Ingredients

Nonstick cooking spray

3/4

cup buckwheat flour

2/3

cup Gold Medal™ whole wheat flour

2/3

cup Gold Medal™ all-purpose flour

1/4

cup sugar

1 1/2

teaspoons baking powder

1

teaspoon ground cinnamon

1/2

teaspoon baking soda

1/2

teaspoon salt

2

eggs, lightly beaten

1

cup mashed cooked butternut squash*

1/2

cup fat-free milk

1/2

teaspoon finely shredded orange peel

1/4

cup orange juice

2

tablespoons cooking oil

3/4

cup fresh blueberries or 3/4 cup Cascadian Farm™ frozen organic blueberries (do not thaw)

1

to 2 tablespoons rolled oats

Preparation

Preheat oven to 400° F. Coat twelve 2 1/2-inch muffin cups with cooking spray or line with paper bake cups. If using paper bake cups, coat insides of paper cups with cooking spray; set pan aside. In a large bowl, combine the buckwheat flour, whole wheat flour, all-purpose flour, sugar, baking powder, cinnamon, baking soda, and salt. Make a well in the center of flour mixture; set aside.

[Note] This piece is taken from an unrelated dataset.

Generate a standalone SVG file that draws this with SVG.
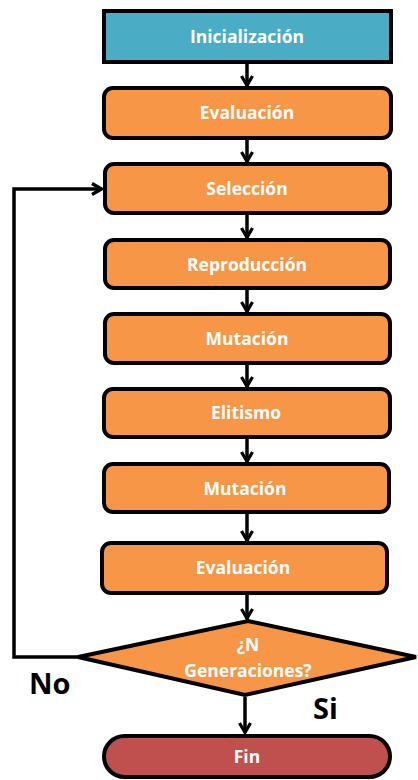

In a medium bowl, combine the eggs, squash, milk, orange peel, orange juice, and oil. Add the egg mixture all at once to the four mixture. Stir just until moistened (batter should be lumpy). Fold in blueberries.

Spoon batter into the prepared muffin cups, filling each almost full. Sprinkle with oats. Bake for 17 to 20 minutes or until a wooden toothpick inserted in centers comes out clean. Cool in muffin cups on a wire rack for 5 minutes. Remove from muffin cups; serve warm.

*Tip: You may substitute frozen squash in place of fresh butternut squash. Prepare 1 package (10 oz) of Cascadian Farm™ frozen winter squash according to package directions. Use 1 cup squash for recipe. Save remaining squash for another use.